Ed Sirett - Property maintainer and registered gas fitter.
The FAQ for uk.diy is at www.diyfaq.org.uk
FWIW I have a full TRV system (i.e. no rads without TRVs), with an
auto-bypass loop at the boiler, *and* a programmable room stat in the
The TRVs are set so that, in the evening, the rooms are each at the
desired comfort level - thereby fulfilling the aims of a full-TRV
system as you describe it.
However, the hall-stat is set (at 21C in the evening) to shut down the
boiler when all rooms are up to temperature.

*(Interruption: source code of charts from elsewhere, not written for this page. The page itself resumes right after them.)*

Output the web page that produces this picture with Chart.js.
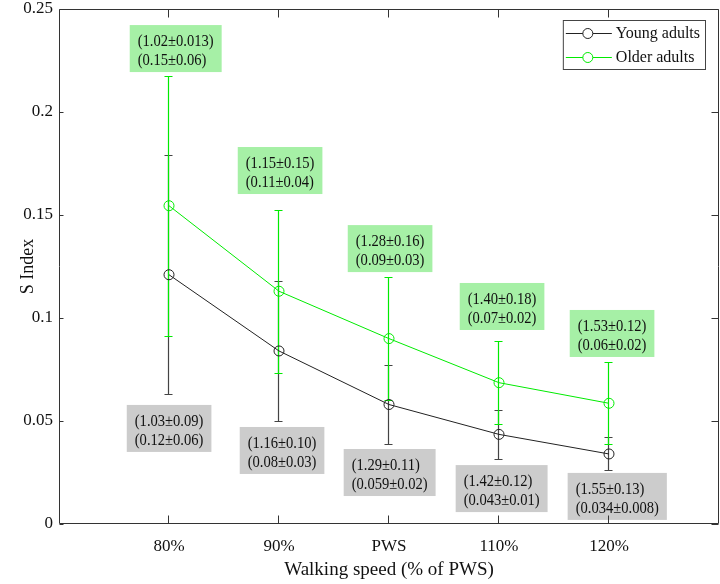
<!DOCTYPE html>
<html>
<head>
<meta charset="utf-8">
<script src="https://cdn.jsdelivr.net/npm/chart.js@4.4.1/dist/chart.umd.min.js"></script>
<style>
  body { margin: 0; background: #fff; }
  #wrap { width: 720px; height: 584px; }
</style>
</head>
<body>
<div id="wrap"><canvas id="sChart" width="720" height="584"></canvas></div>
<script>
// categories and values
const speeds = ['80%', '90%', 'PWS', '110%', '120%'];
const youngMean = [0.121, 0.084, 0.058, 0.0435, 0.034];
const youngSd = [0.058, 0.034, 0.019, 0.012, 0.008];
const olderMean = [0.1545, 0.113, 0.090, 0.0686, 0.0586];
const olderSd = [0.063, 0.0395, 0.030, 0.020, 0.020];
const yTicks = [0, 0.05, 0.1, 0.15, 0.2, 0.25];

// text shown in the boxes next to each point
const youngLabels = [
    ['(1.03\u00b10.09)', '(0.12\u00b10.06)'],
    ['(1.16\u00b10.10)', '(0.08\u00b10.03)'],
    ['(1.29\u00b10.11)', '(0.059\u00b10.02)'],
    ['(1.42\u00b10.12)', '(0.043\u00b10.01)'],
    ['(1.55\u00b10.13)', '(0.034\u00b10.008)']
];
const olderLabels = [
    ['(1.02\u00b10.013)', '(0.15\u00b10.06)'],
    ['(1.15\u00b10.15)', '(0.11\u00b10.04)'],
    ['(1.28\u00b10.16)', '(0.09\u00b10.03)'],
    ['(1.40\u00b10.18)', '(0.07\u00b10.02)'],
    ['(1.53\u00b10.12)', '(0.06\u00b10.02)']
];

// top-left corner of each text box, in axis units
const youngBoxAt = [[0.616, 0.0578], [1.643, 0.0471], [2.588, 0.0364], [3.606, 0.0286], [4.624, 0.0248]];
const olderBoxAt = [[0.643, 0.2422], [1.625, 0.183], [2.625, 0.1451], [3.643, 0.117], [4.643, 0.1039]];

const GREEN = 'rgb(0, 235, 0)';
const DARK = '#222';
const SERIF = '"Liberation Serif", "Times New Roman", serif';

const toPoints = arr => arr.map((v, i) => ({ x: i + 1, y: v }));

const frameTicks = {
    id: 'frameTicks',
    afterDraw(chart) {
        const { ctx, chartArea: a, scales: { x, y } } = chart;
        const l = Math.round(a.left) + 0.5, r = Math.round(a.right) - 0.5;
        const t = Math.round(a.top) + 0.5, b = Math.round(a.bottom) - 0.5;
        ctx.save();
        ctx.strokeStyle = '#333';
        ctx.lineWidth = 1;
        ctx.beginPath();
        ctx.rect(l, t, r - l, b - t);
        speeds.forEach((s, i) => {
            const px = Math.round(x.getPixelForValue(i + 1)) - 0.5;
            ctx.moveTo(px, b); ctx.lineTo(px, b - 8);
            ctx.moveTo(px, t); ctx.lineTo(px, t + 8);
        });
        yTicks.forEach(v => {
            const py = Math.round(y.getPixelForValue(v)) + 0.5;
            ctx.moveTo(l, py); ctx.lineTo(l + 4, py);
            ctx.moveTo(r, py); ctx.lineTo(r - 7, py);
        });
        ctx.stroke();
        ctx.restore();
    }
};

const errorBars = {
    id: 'errorBars',
    beforeDatasetsDraw(chart) {
        const { ctx, scales: { x, y } } = chart;
        ctx.save();
        ctx.lineWidth = 1.2;
        chart.data.datasets.forEach(ds => {
            ctx.strokeStyle = ds.errorColor;
            ctx.beginPath();
            ds.data.forEach((p, i) => {
                const px = Math.round(x.getPixelForValue(p.x)) - 0.5;
                const hi = Math.round(y.getPixelForValue(p.y + ds.errors[i])) + 0.5;
                const lo = Math.round(y.getPixelForValue(p.y - ds.errors[i])) + 0.5;
                ctx.moveTo(px, hi); ctx.lineTo(px, lo);
                ctx.moveTo(px - 4, hi); ctx.lineTo(px + 4, hi);
                ctx.moveTo(px - 4, lo); ctx.lineTo(px + 4, lo);
            });
            ctx.stroke();
        });
        ctx.restore();
    }
};

const textBoxes = {
    id: 'textBoxes',
    afterDatasetsDraw(chart) {
        const { ctx, scales: { x, y } } = chart;
        const squeeze = 0.91;
        ctx.save();
        ctx.font = '16px ' + SERIF;
        ctx.textBaseline = 'middle';
        const drawSet = (labels, anchors, fill) => {
            labels.forEach((lines, i) => {
                const left = x.getPixelForValue(anchors[i][0]);
                const top = y.getPixelForValue(anchors[i][1]);
                const w = Math.max(...lines.map(s => ctx.measureText(s).width)) * squeeze + 16;
                ctx.fillStyle = fill;
                ctx.fillRect(left, top, w, 47);
                ctx.fillStyle = '#111';
                lines.forEach((s, k) => {
                    ctx.save();
                    ctx.translate(left + 8, top + 16.5 + k * 19.5);
                    ctx.scale(squeeze, 1);
                    ctx.fillText(s, 0, 0);
                    ctx.restore();
                });
            });
        };
        drawSet(olderLabels, olderBoxAt, '#a6f0a6');
        drawSet(youngLabels, youngBoxAt, '#cccccc');
        ctx.restore();
    }
};

const lineLegend = {
    id: 'lineLegend',
    afterDraw(chart) {
        const { ctx, chartArea: a } = chart;
        ctx.save();
        ctx.font = '16px ' + SERIF;
        const names = chart.data.datasets.map(d => d.label);
        const w = 53 + Math.max(...names.map(n => ctx.measureText(n).width)) + 5;
        const right = Math.round(a.right) - 14, top = Math.round(a.top) + 11;
        const left = right - w;
        ctx.fillStyle = '#fff';
        ctx.fillRect(left, top, w, 49);
        ctx.strokeStyle = '#444';
        ctx.lineWidth = 1;
        ctx.strokeRect(left + 0.5, top + 0.5, w, 49);
        chart.data.datasets.forEach((ds, k) => {
            const cy = top + 13 + k * 24 + 0.5;
            ctx.strokeStyle = ds.borderColor;
            ctx.beginPath();
            ctx.moveTo(left + 3, cy); ctx.lineTo(left + 20, cy);
            ctx.moveTo(left + 30, cy); ctx.lineTo(left + 49, cy);
            ctx.stroke();
            ctx.beginPath();
            ctx.arc(left + 25, cy, 5, 0, Math.PI * 2);
            ctx.stroke();
            ctx.fillStyle = '#111';
            ctx.textBaseline = 'middle';
            ctx.fillText(ds.label, left + 53, cy);
        });
        ctx.restore();
    }
};

new Chart(document.getElementById('sChart'), {
    type: 'line',
    data: {
        datasets: [{
            label: 'Young adults',
            data: toPoints(youngMean),
            errors: youngSd,
            errorColor: '#444',
            borderColor: DARK,
            borderWidth: 1,
            pointRadius: 5,
            pointBorderWidth: 1,
            pointBackgroundColor: 'rgba(0,0,0,0)',
            pointBorderColor: DARK,
            tension: 0
        }, {
            label: 'Older adults',
            data: toPoints(olderMean),
            errors: olderSd,
            errorColor: GREEN,
            borderColor: GREEN,
            borderWidth: 1,
            pointRadius: 5,
            pointBorderWidth: 1,
            pointBackgroundColor: 'rgba(0,0,0,0)',
            pointBorderColor: GREEN,
            tension: 0
        }]
    },
    options: {
        responsive: false,
        animation: false,
        devicePixelRatio: 1,
        layout: { autoPadding: false, padding: { top: 9, right: 1, left: 0, bottom: 0 } },
        plugins: {
            legend: { display: false },
            tooltip: { enabled: false }
        },
        scales: {
            x: {
                type: 'linear',
                min: 0,
                max: 6,
                grid: { display: false, drawTicks: false },
                border: { display: false },
                afterBuildTicks: scale => {
                    scale.ticks = speeds.map((s, i) => ({ value: i + 1 }));
                },
                afterFit: scale => {
                    scale.height = 60;
                    scale.paddingLeft = 0;
                    scale.paddingRight = 0;
                },
                ticks: {
                    padding: 12,
                    color: '#111',
                    font: { family: SERIF, size: 17 },
                    callback: v => speeds[v - 1] || ''
                },
                title: {
                    display: true,
                    text: 'Walking speed (% of PWS)',
                    color: '#111',
                    font: { family: SERIF, size: 19 },
                    padding: { top: 0, bottom: 3 }
                }
            },
            y: {
                min: 0,
                max: 0.25,
                grid: { display: false, drawTicks: false },
                border: { display: false },
                afterBuildTicks: scale => {
                    scale.ticks = yTicks.map(v => ({ value: v }));
                },
                afterFit: scale => {
                    scale.width = 59;
                    scale.paddingTop = 0;
                    scale.paddingBottom = 0;
                },
                ticks: {
                    padding: 6,
                    color: '#111',
                    font: { family: SERIF, size: 17 },
                    callback: v => String(Math.round(v * 100) / 100)
                },
                title: {
                    display: true,
                    text: 'S Index',
                    color: '#111',
                    font: { family: SERIF, size: 18 },
                    padding: { top: 17, bottom: 0 }
                }
            }
        }
    },
    plugins: [errorBars, textBoxes, frameTicks, lineLegend]
});
</script>
</body>
</html>
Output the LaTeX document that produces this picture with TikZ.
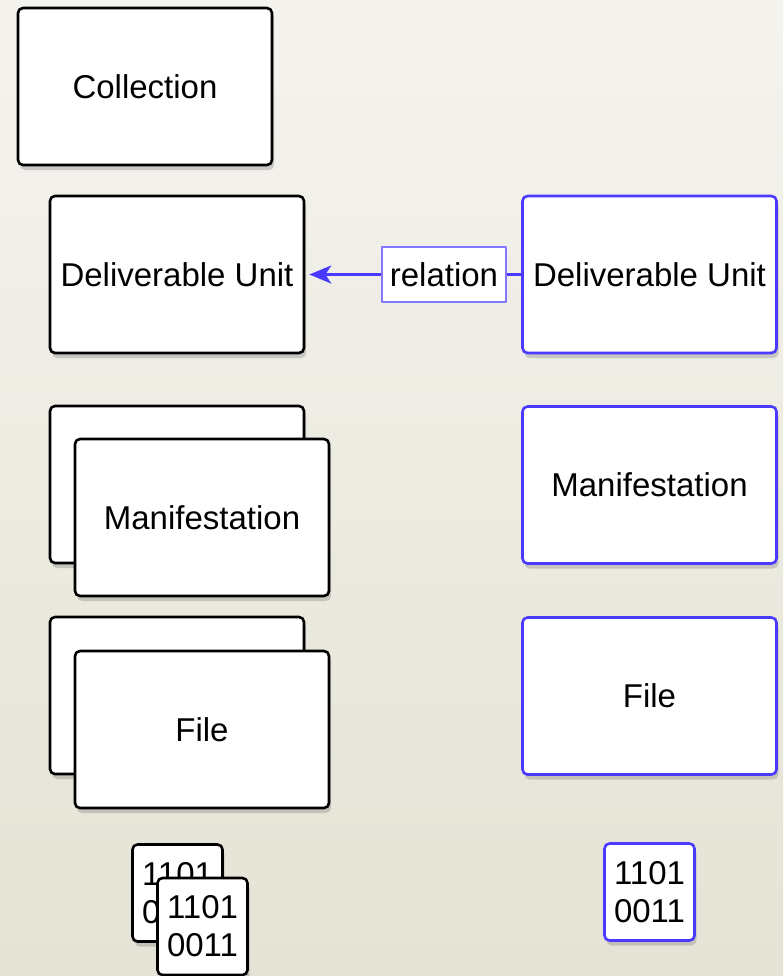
\documentclass[tikz,border=0pt]{standalone}
\usepackage{fontspec}
\setmainfont{Liberation Sans}
\usetikzlibrary{arrows.meta,shadows}
\definecolor{bgtop}{RGB}{244,243,238}
\definecolor{bgbot}{RGB}{229,227,213}
\definecolor{relblue}{RGB}{74,58,255}
\definecolor{relframe}{RGB}{130,120,255}

\begin{document}
\begin{tikzpicture}[x=0.5pt,y=-0.5pt,font=\fontsize{16.5}{19}\selectfont,line join=round,
  card/.style={draw=black,line width=1.3pt,fill=white,rounded corners=2.5pt,inner sep=0pt,
    minimum width=127pt,minimum height=78.5pt,
    drop shadow={shadow xshift=1pt,shadow yshift=-2.5pt,opacity=0.35}},
  bluecard/.style={card,draw=relblue},
  bits/.style={card,minimum width=45pt,minimum height=48.5pt,align=center},
  relbox/.style={draw=relframe,line width=0.6pt,fill=white,inner sep=0pt,minimum width=62pt,minimum height=27.5pt},
  link/.style={relblue,line width=1.5pt}]
\useasboundingbox (0,0) rectangle (783,976);
\shade[top color=bgtop,bottom color=bgbot] (0,0) rectangle (783,976);
\node[card] (coll) at (145,86.5) {Collection};
\node[card] (duA) at (177,274.5) {Deliverable Unit};
\node[bluecard] (duB) at (649.5,274.5) {Deliverable Unit};
\node[relbox] (rel) at (444,274.5) {relation};
\draw[link,-{Stealth[length=11pt,width=9pt,inset=3pt]},shorten >=2pt] (rel) -- (duA);
\draw[link] (rel) -- (duB);
\node[card] (manAback) at (177,484.5) {};
\node[card] (manA) at (202,517.5) {Manifestation};
\node[bluecard] (manB) at (649.5,485) {Manifestation};
\node[card] (fileAback) at (177,695.5) {};
\node[card] (fileA) at (202,729.5) {File};
\node[bluecard] (fileB) at (649.5,696) {File};
\node[bits] (bitsAback) at (177.5,893) {1101\\0011};
\node[bits] (bitsA) at (202.5,926.5) {1101\\0011};
\node[bits,draw=relblue] (bitsB) at (649.5,892) {1101\\0011};
\end{tikzpicture}
\end{document}
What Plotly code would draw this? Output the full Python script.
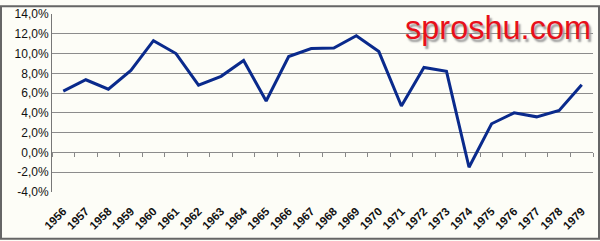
import plotly.graph_objects as go

years = [str(y) for y in range(1956, 1980)]
values = [6.2, 7.35, 6.4, 8.3, 11.3, 10.0, 6.8, 7.7, 9.3, 5.2, 9.7, 10.5, 10.55, 11.8,
          10.2, 4.7, 8.6, 8.2, -1.5, 2.9, 4.0, 3.6, 4.25, 6.85]
yticks = [-4, -2, 0, 2, 4, 6, 8, 10, 12, 14]
ytext = [f"{v:.1f}%".replace(".", ",") for v in yticks]

bg = "#fdfdf7"
fig = go.Figure()
fig.add_trace(go.Scatter(x=years, y=values, mode="lines",
                         line=dict(color="#0a2a8c", width=3), showlegend=False))

fig.update_layout(
    width=600, height=241,
    margin=dict(l=52, r=7, t=9, b=49),
    paper_bgcolor=bg, plot_bgcolor=bg,
    font=dict(family="Liberation Sans, Arial", color="#222222"),
    xaxis=dict(type="category", categoryorder="array", categoryarray=years,
               tickangle=-45, showgrid=False, ticks="outside", ticklen=7, tickcolor=bg,
               tickfont=dict(size=11.5, family="Liberation Sans, Arial", color="#111111", weight="bold"),
               showline=False, zeroline=False, range=[-0.5, len(years) - 0.5]),
    xaxis2=dict(type="category", categoryorder="array", categoryarray=years,
                overlaying="x", anchor="free", position=4 / 18, side="bottom",
                showticklabels=False, ticks="outside", ticklen=4, tickcolor="#888888",
                tickson="boundaries", showgrid=False, showline=False, zeroline=False,
                range=[-0.5, len(years) - 0.5]),
    yaxis=dict(range=[-4, 14], tickvals=yticks, ticktext=ytext,
               showgrid=True, gridcolor="#8c8c8c", gridwidth=1,
               zeroline=False, showline=True, linecolor="#777777", linewidth=1,
               tickfont=dict(size=12, color="#111111"), ticks="", ticklen=0),
)
fig.add_trace(go.Scatter(x=years, y=values, xaxis="x2", mode="lines",
                         line=dict(width=0), opacity=0, showlegend=False, hoverinfo="skip"))

fig.add_shape(type="rect", xref="paper", yref="paper", x0=-51 / 541, x1=1 + 6 / 541,
              y0=-48 / 183, y1=1 + 8 / 183, line=dict(color="#666666", width=2))
fig.add_annotation(text="sproshu.com", xref="paper", yref="paper", x=1.0, y=1.035,
                   xanchor="right", yanchor="top", showarrow=False,
                   font=dict(size=32.5, color="#e8101a", family="Liberation Sans, Arial",
                             shadow="2px 3px 2px #999999"))
fig.write_html("out.html")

In the morning we have the hall stat set to 19C, as we're rushing
around and don't like it too warm in the mornings. There's no way we
could do this without that stat in the hall, unless we went around and
altered the TRVs all the time.
We do get in the situation where some rooms are not up to temperature
and the hall stat shuts the boiler down - this is as you predict, so
against all advice I have fitted a TRV on the radiator in the hall
too. This I set a little cooler than we'd ideally like, so the hall is
the last to warm up - it needs heat "leaking" from other rooms to
finally hit 21.
It's a bit of a fudge, but I can't find a better way of doing it! I
suppose you might argue that that we might as well set the stat to 45C
in the evenings and let the TRVs do their job, which is fair enough,
but we still need the stat to achieve a lower temperature than the
TRVs would allow.
So, with all due respect you are talking what appears to be twaddle
:-) Well, partial twaddle maybe.
Remove HAT before replying
Set the TRV to full (preferably replace, so the radiator is lockshield both
ends). Then balance down the hall radiator using the lockshield so that it
warms up slowly and doesn't get very hot. Then, when the other radiators get
shut down via their TRVs, more water gets to the hall radiator. By the time
all TRVs have shut, the hall radiator gets the full force of the boiler,
heats the hall and the room stat shuts down.
This would defeat the boiler interlock and make your system inefficient, as
the boiler will continue to short cycle, heating your primary water which
may lose heat into areas not required to be heated.